Image of Chris Karpowitz

Chris said, “Trust the decisions that you make together as a couple,” noting that each family has unique circumstances and that they change over time.

Some of the challenges felt by families with two careers have to do with not following traditional roles. Sometimes they feel disapproval from family or friends or perhaps they need to search out how men can support women in their work.

Scott answered that he has tried to make his family a priority throughout his professional career. He has taken his kids to meetings and lectures when necessary, or left events early to support his children.

“The way I see these stereotypes or these cultural expectations is often in the conversations I have with students as they come in to talk to me about their career aspirations.” said Chris. "Invariably, when women come into my office to talk about going to a PhD program or going to law school, one of the questions they have is ‘How do I balance this with my family?’ “

On the other hand, Chris shared that male students rarely bring up the same concerns and instead focus primarily on professional pursuits in those conversations.

“I think that's wrong,” Chris said. “I think men should be talking about that just as much as women.” He then encouraged students that it's ok to have those conversations about family and careers with your faculty mentors because those same questions are important to faculty too.

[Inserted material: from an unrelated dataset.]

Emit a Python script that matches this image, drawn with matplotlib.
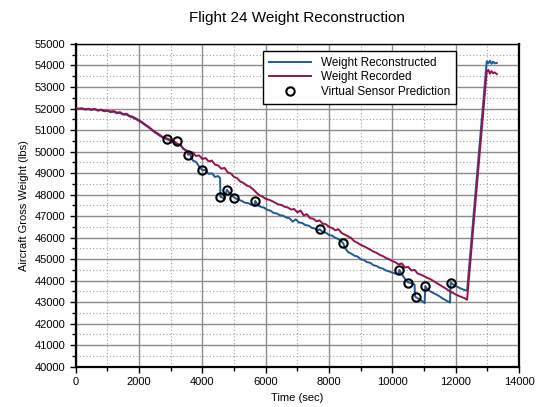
import matplotlib
matplotlib.use("Agg")
import matplotlib.pyplot as plt
import numpy as np

plt.rcParams['font.family'] = ['Liberation Sans', 'DejaVu Sans']

# Weight Recorded: 0..12300 every 100 s, then end of cruise and the refuel jump
rec_time = list(range(0, 12400, 100)) + [12360, 12980, 13030, 13080, 13130, 13180, 13230, 13300]
rec_weight = [
    52000, 51990, 52010, 51960, 51990, 51950, 51980, 51920, 51950, 51900,
    51910, 51860, 51880, 51810, 51830, 51740, 51760, 51660, 51620, 51540,
    51450, 51360, 51250, 51150, 51030, 50920, 50830, 50720, 50650, 50600,
    50530, 50480, 50370, 50300, 50140, 50010, 49900, 49960, 49790, 49820,
    49650, 49700, 49540, 49580, 49390, 49350, 49200, 49240, 49030, 48980,
    48820, 48760, 48600, 48540, 48420, 48370, 48250, 48100, 47970, 47900,
    47800, 47760, 47700, 47620, 47540, 47520, 47430, 47400, 47300, 47330,
    47170, 47260, 47030, 47090, 46900, 46880, 46760, 46800, 46650, 46620,
    46500, 46440, 46340, 46390, 46210, 46140, 46060, 45980, 45830, 45760,
    45660, 45600, 45520, 45440, 45350, 45290, 45200, 45140, 45050, 44990,
    44910, 44850, 44750, 44800, 44610, 44640, 44470, 44500, 44330, 44280,
    44210, 44130, 44070, 43980, 43890, 43800, 43710, 43620, 43520, 43440,
    43360, 43290, 43230, 43170,
    43110, 53700, 53800, 53620, 53740, 53640, 53680, 53600,
]

# Weight Reconstructed
rec_blue_time = [
    0, 100, 200, 300, 400, 500, 600, 700, 800, 900,
    1000, 1100, 1200, 1300, 1400, 1500, 1600, 1700, 1800, 1900,
    2000, 2100, 2200, 2300, 2400, 2500, 2600, 2700, 2800, 2900,
    3000, 3100, 3200, 3300, 3400, 3500, 3550, 3600, 3700, 3800, 3900,
    4000, 4100, 4200, 4300, 4400, 4500, 4560, 4570, 4650, 4700, 4772,
    4850, 4950, 5050, 5150, 5250, 5350, 5450, 5550, 5650, 5670,
    5750, 5850, 5950, 6050, 6150, 6250, 6350, 6450, 6550, 6650,
    6750, 6850, 6950, 7050, 7150, 7250, 7350, 7450, 7550, 7650, 7700,
    7800, 7900, 8000, 8100, 8200, 8300, 8400, 8450, 8500, 8600,
    8700, 8800, 8900, 9000, 9100, 9200, 9300, 9400, 9500, 9600,
    9700, 9800, 9900, 10000, 10100, 10200, 10220, 10300, 10400, 10480,
    10550, 10700, 10720, 10800, 10900, 11000, 11020, 11040, 11100, 11200,
    11300, 11400, 11500, 11600, 11700, 11820, 11840, 11950, 12050, 12150,
    12250, 12360, 12980, 13030, 13080, 13130, 13180, 13230, 13300,
]
rec_blue_weight = [
    51990, 51980, 51990, 51950, 51970, 51930, 51960, 51900, 51930, 51870,
    51890, 51830, 51850, 51780, 51800, 51710, 51720, 51630, 51580, 51500,
    51420, 51330, 51220, 51120, 51000, 50890, 50790, 50690, 50610, 50560,
    50480, 50440, 50300, 50330, 50120, 50050, 49850, 49900, 49580, 49520, 49300,
    49130, 49140, 48960, 48990, 48820, 48860, 48760, 47900, 47850, 47780, 48220,
    48080, 47930, 47820, 47760, 47700, 47620, 47600, 47530, 47460, 47710,
    47500, 47430, 47390, 47290, 47250, 47150, 47120, 47040, 47020, 46930,
    46900, 46740, 46850, 46700, 46680, 46580, 46560, 46460, 46420, 46330, 46390,
    46260, 46230, 46120, 46090, 45990, 45930, 45800, 45740, 45520, 45330,
    45260, 45160, 45120, 45000, 44960, 44860, 44830, 44720, 44680, 44600,
    44560, 44470, 44430, 44370, 44330, 44280, 44500, 44290, 44080, 43930,
    43900, 43820, 43260, 43180, 43090, 42990, 42950, 43750, 43600, 43500,
    43420, 43350, 43260, 43160, 43080, 42980, 43910, 43790, 43720, 43640,
    43580, 43530, 54190, 54100, 54220, 54080, 54180, 54100, 54120,
]

# Virtual Sensor Prediction
vs_time = [2876, 3192, 3550, 3992, 4561, 4772, 5003, 5667, 7700, 8440,
           10220, 10480, 10750, 11040, 11840]
vs_weight = [50590, 50470, 49850, 49120, 47910, 48220, 47850, 47710, 46390, 45740,
             44500, 43910, 43260, 43750, 43910]

x_ticks = list(range(0, 14001, 2000))
y_ticks = list(range(40000, 55001, 1000))

fig = plt.figure(figsize=(5.37, 4.07), dpi=100)
ax = fig.add_axes([0.141, 0.099, 0.8255, 0.793])

ax.plot(rec_blue_time, rec_blue_weight, color='#1f5a96', lw=1.4, label='Weight Reconstructed', zorder=3)
ax.plot(rec_time, rec_weight, color='#96124c', lw=1.4, label='Weight Recorded', zorder=4)
ax.plot(vs_time, vs_weight, 'o', mfc='none', mec='black', mew=1.5, ms=6,
        label='Virtual Sensor Prediction', zorder=5)

ax.set_xlim(0, 14000)
ax.set_ylim(40000, 55000)
ax.set_xticks(x_ticks)
ax.set_yticks(y_ticks)
ax.set_xticks(list(range(1000, 14000, 2000)), minor=True)
ax.set_yticks(list(range(40500, 55000, 1000)), minor=True)
ax.tick_params(axis='both', which='major', labelsize=8, length=4, width=1, direction='out')
ax.tick_params(axis='both', which='minor', length=3, width=1, direction='out')

ax.grid(which='major', color='#8c8c8c', lw=1, ls='-')
ax.grid(which='minor', color='#a0a0a0', lw=0.8, ls=(0, (1, 2)))
ax.set_axisbelow(True)

for side in ['left', 'bottom', 'right']:
    ax.spines[side].set_linewidth(1.6)
ax.spines['top'].set_linewidth(1.0)

ax.set_title('Flight 24 Weight Reconstruction', fontsize=11, pad=16)
ax.set_xlabel('Time (sec)', fontsize=8)
ax.set_ylabel('Aircraft Gross Weight (lbs)', fontsize=8)

leg = ax.legend(loc='upper left', bbox_to_anchor=(0.4225, 0.978), fontsize=8.5,
                fancybox=False, framealpha=1, edgecolor='black', borderaxespad=0,
                borderpad=0.5, handlelength=3.6, handletextpad=0.8, labelspacing=0.2)
leg.get_frame().set_linewidth(1.0)

fig.savefig('out.png', dpi=100)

Jennie felt that you don’t have to reconcile the difference in your family to a more traditional family. When others questioned her family’s decisions, she reminded herself that “often if people are applying a social norm, it's because they do think that's what's right and safe and maybe they're concerned about you.”

She believes instead that it’s important “to be able to have some honest conversations and to be able to acknowledge, ‘You're saying this from a place of care. Thank you. I love you too. Here's what I need in this relationship to feel honored right now or to feel respected.’”

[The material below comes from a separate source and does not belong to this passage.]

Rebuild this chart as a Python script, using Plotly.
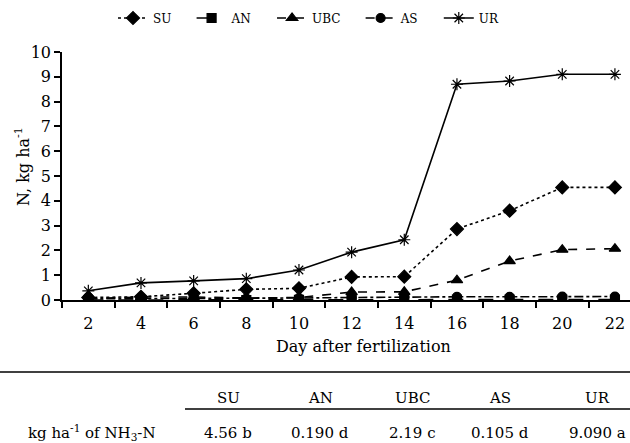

When asked how husbands might better support their wives, Jordan expressed that understanding the unseen emotional work woman frequently do — planning meals, thinking about doctors’ appointments, etc. — and taking some of that burden is incredibly helpful. She shared an example of how they took specific days of the week to be in charge of dinner.

“It wasn’t just cooking dinner,” said Jordan. “It was also deciding what dinner would be and making sure those items were on the grocery list. The point was that when it was your night, you were fully in charge and the other person didn’t have to think about it at all.”

Discussion moderators Cambria Siddoway, a student in the School of Family Life and her husband William Clayton, who is studying information systems, wrapped up the events by asking for final thoughts. Panelists again expressed the importance of consistent and frequent communication. “Love is a long conversation,” said Chris. They encouraged others to make time to talk to their spouse every day, create a plan for the week or month ahead, and be willing to be flexible when there are changes.